Áudios do jogador em conversa com um amigo chamado Jairo, e divulgadas pelo Globo Esporte, comprovam que ele participou do estupro, e que não demostra qualquer arrependimento.
Robinho: – Estou rindo porque não estou nem aí, a mulher estava completamente bêbada, não sabe nem o que aconteceu.
Jairo: – Mas você também transou com a mulher?
Robinho: – Não, eu tentei.
Jairo: – Eu te vi quando colocava o pênis dentro da boca dela.
Robinho: – Isso não significa transar.
Após essa publicação, o próprio jogador fez questão de “vazar” um áudio. Robinho se diz tranquilo, diz que acredita em Deus, que tudo não passa de uma perseguição da Globo, diz que sofre igual ao Bolsonaro, e que vai marcar um gol em homenagem ao presidente.
E como tudo que está ruim pode piorar ainda mais, a história começou a atingir a parte que mais dói: o bolso.
A empresa de ortodontia Orthopride, que pagava ao time 2 milhões de reais por ano, desde um acordo em 2018, foi a primeira a romper. A Philco, também patrocinadora do Santos, informou em nota que “exige a rescisão imediata com o atleta” caso contrário irá revogar o contrato de patrocínio. A Kicaldo se diz contra qualquer tipo de violência e apoia a rescisão do contrato de Robinho, caso contrário, a empresa de alimentos assume o compromisso de encerrar o patrocínio com o clube paulista. Casa de Apostas soltou um comunicado, em que dizia que também não aceitava a permanência de Robinho no clube e deu até segunda-feira para que a diretoria tome uma decisão a respeito. A Foxlux também soltou nota e pede ao Santos uma definição do que será feito quanto ao assunto. A Sono Quality, patrocinadora do time feminino do Santos, espera um posicionamento da diretoria. A Brahma, que era parceira do clube até outubro e estava acertando uma renovação, interrompeu as negociações. A Umbro soltou em nota que realizará uma reunião com a diretoria do Santos para esclarecer sobre os riscos de Robinho permanecer no Santos, atualmente, a Umbro é a fornecedora de material esportivo do clube.
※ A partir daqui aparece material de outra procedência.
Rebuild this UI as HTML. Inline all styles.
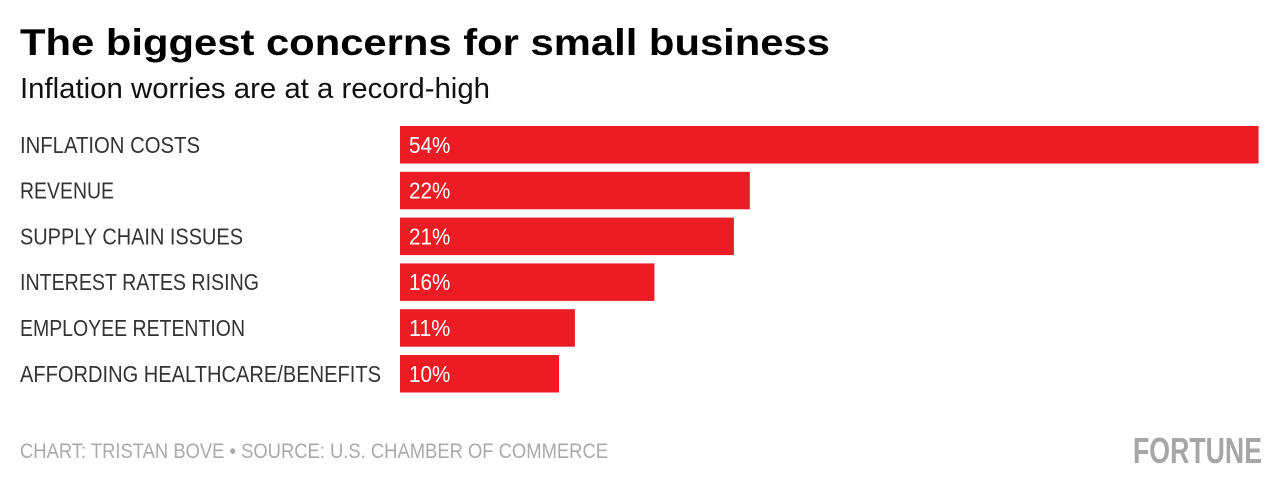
<!DOCTYPE html>
<html><head><meta charset="utf-8"><style>
html,body{margin:0;padding:0;background:#fff;}
svg{display:block;}
</style></head><body>
<svg id="chart" width="1280" height="489" viewBox="0 0 1280 489" xmlns="http://www.w3.org/2000/svg">
<text x="20" y="55" font-family="Liberation Sans, sans-serif" font-weight="bold" font-size="37" fill="#000" textLength="810" lengthAdjust="spacingAndGlyphs">The biggest concerns for small business</text>
<text x="20" y="98" font-family="Liberation Sans Narrow, Liberation Sans, sans-serif" font-size="29" fill="#111" textLength="470" lengthAdjust="spacingAndGlyphs">Inflation worries are at a record-high</text>
<g id="bars"></g>
<text x="20" y="458" font-family="Liberation Sans Narrow, Liberation Sans, sans-serif" font-size="21" fill="#aaa" textLength="588" lengthAdjust="spacingAndGlyphs">CHART: TRISTAN BOVE • SOURCE: U.S. CHAMBER OF COMMERCE</text>
<text x="1133" y="463" font-family="Liberation Sans Narrow, Liberation Sans, sans-serif" font-weight="bold" font-size="36" fill="#a6a6a6" textLength="129" lengthAdjust="spacingAndGlyphs">FORTUNE</text>
</svg>
<script>
const categories = ["INFLATION COSTS","REVENUE","SUPPLY CHAIN ISSUES","INTEREST RATES RISING","EMPLOYEE RETENTION","AFFORDING HEALTHCARE/BENEFITS"];
const values = [54,22,21,16,11,10];
const labelWidths = [180,94,223,239,225,361];

const NS = "http://www.w3.org/2000/svg";
const x0 = 400, pxPer = 15.9;
function xScale(v){ return x0 + v*pxPer; }
function yScale(i){ return 126 + i*45.8; }
const barH = 37.5;
const g = document.getElementById('bars');
categories.forEach((c,i)=>{
  const y = yScale(i);
  const lab = document.createElementNS(NS,'text');
  
  
  lab.setAttribute('x',20); lab.setAttribute('y',y+barH/2+8);
  lab.setAttribute('font-family','Liberation Sans Narrow, Liberation Sans, sans-serif');
  lab.setAttribute('font-size','23'); lab.setAttribute('fill','#333');
  lab.setAttribute('textLength',labelWidths[i]); lab.setAttribute('lengthAdjust','spacingAndGlyphs');
  lab.textContent = c; g.appendChild(lab);
  const r = document.createElementNS(NS,'rect');
  
  
  r.setAttribute('x',x0); r.setAttribute('y',y);
  r.setAttribute('width',xScale(values[i])-x0); r.setAttribute('height',barH);
  r.setAttribute('fill','#ed1c24'); g.appendChild(r);
  const t = document.createElementNS(NS,'text');
  
  
  const s = values[i] + '%';
  t.setAttribute('x',409); t.setAttribute('y',y+barH/2+8);
  t.setAttribute('font-family','Liberation Sans Narrow, Liberation Sans, sans-serif');
  t.setAttribute('font-size','23'); t.setAttribute('fill','#fff');
  t.setAttribute('textLength', s.length*13.8); t.setAttribute('lengthAdjust','spacingAndGlyphs');
  t.textContent = s; g.appendChild(t);
});
</script>
</body></html>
Sem ter mais o que fazer, nem pra onde ir, o clube do Santos cancelou o acordo com o atacante Robinho. O anúncio foi feito na noite desta sexta-feira, 16. “O Santos Futebol Clube e o atleta Robinho informam que, em comum acordo, resolveram suspender a validade do contrato firmado no último dia 10 de outubro para que o jogador possa se concentrar exclusivamente na sua defesa no processo que corre na Itália”, disse o clube em comunicado que mais parece uma bela passada de pano.
Pra começar, essa contratação nem deveria ter acontecido. Mas aconteceu, e por que? Porque o Santos está se lixando pra quem é condenado por estupro. Que o diga o técnico do time. Em julho de 1987, durante excursão do Grêmio à Europa, os jogadores Cuca (atual técnico do Santos), Henrique, Fernando e Eduardo foram presos em Berna, na Suíça, foram acusados de estuprar uma menina de apenas 13 anos. Eles ficaram 28 dias detidos. Dois anos depois, foram condenados pela Justiça daquele país, mas cumpriram a pena em liberdade. Na volta ao Brasil, foram recebidos como heróis.
O fio da história do Brasil é todo muito triste. Homens acusados de estupro, assassinato com ocultação de cadáver e sequestro, são contratados e recebido como heróis. Atletas mulheres que gritam “Fora Bolsonaro” são penalizadas. O Santos não rescindiu o contrato para que Robinho cuidasse da sua defesa, o Santos só não quis perder dinheiro. Seguindo o clichê, já sem graça, de todo abusador, Robinho é bolsominion. é tudo tão interligado que nem cabe discorrer sobre o assunto, é o que está posto.
Falando enquanto mulher, antes mesmo de ser jornalista, repito que é nossa integridade física que está em risco. Nós mulheres não temos um único lugar seguro para nos abrigar. Podemos ser silenciadas, estupradas, agredidas, ou assassinadas apenas por existirmos. Podemos e continuamos a lutar, mas é impossível fazermos isso sozinhas, especialmente quando o Presidente da República fomenta tanto ódio contra nós.
E aqui, pra encerrar, pego emprestada a fala do grande Casagrande: “Eu estou assustado com a sociedade brasileira. Não é o apedrejamento do Robinho, é o apedrejamento da moral da sociedade brasileira”.
Ele tá assustado e é homem, agora imaginem nós, mulheres?